Stattdessen wurde ein vermeintlich besserer, weil historischer Stadtgrundriss beschworen, dessen Herstellung alles andere untergeordnet wird. So wie der gründerzeitliche Stadtgrundriss in 1960er und 1970er Jahren verteufelt und blockweise abgerissen wurde – mit dem gleichen blindem Eifer wird er heute idealisiert. Damals waren 10 Jahre Mieterbewegung und schließlich die Hausbesetzerbewegung notwendig, um die Kahlschlagsanierung endlich zu stoppen.
Für eine Wende zu einer sozialen und klimafreundlichen Stadtentwicklung bleibt uns heute nicht mehr soviel Zeit.
Die Petition „Wohnen muss für alle möglich sein: Keine Luxus-Wohnungen im Winterfeldt-Kiez!“ läuft immer noch.
Auf seiner Facebookseite hat Bertram von Boxberg behauptet, die Linken seien schuld an dem Fiasko.
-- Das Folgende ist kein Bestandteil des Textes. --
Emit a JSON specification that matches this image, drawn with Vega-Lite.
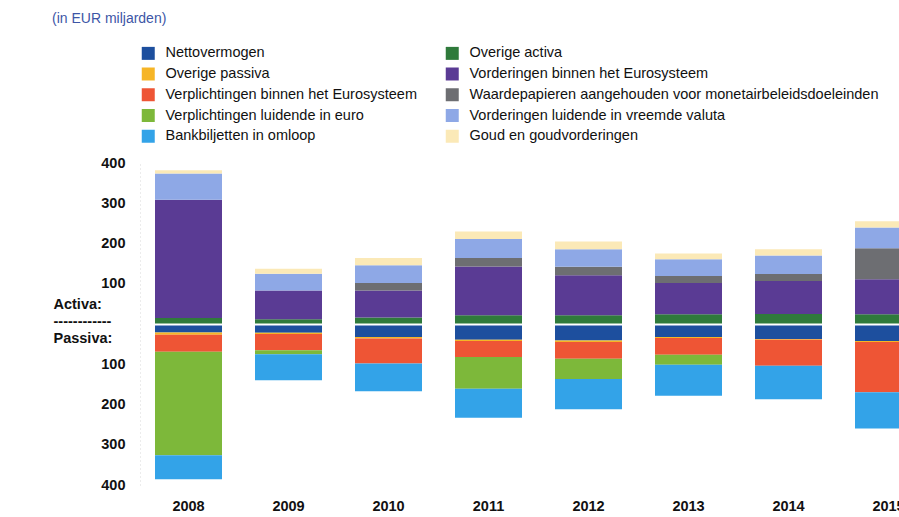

Damit stiehlt Bertram von Boxberg sich und die Grünen aus der Verantwortung.
Denn die letztendliche Erteilung der Baugenehmigung durch die oberste Bauaufsicht auf Ebene der Senatsverwaltung war nur der Schlusspunkt einer Fehlentwicklung. Die Fehlentwicklung wurde in Bezirk eingeleitet, indem Verwaltung und grüner Baustadtrat sich weigerten einen Bebauungsplan aufzustellen. Angeblich gäbe es „kein Planerfordernis“ wurde dort stereotyp immer wieder wiederholt. Der Meinung kann aber nur jemand sein, der meint, mit dem 60 Jahre alten Baunutzungsplan als planungsrechtliche Grundlage seien die heutigen Probleme zu lösen. Wir sehen hier sehr deutlich, dass dies nicht der Fall ist. Die oberste Bauaufsicht auf Senatsebene musste jedoch auf Basis dieser veralteten planungsrechtlichen Grundlage entscheiden, weil der Bezirk es versäumt hatte, einen Bebauungsplan aufzustellen, mit dem mindesten 30% Sozialwohnungen und eine klimagerechte Entwicklung möglich gewesen wären.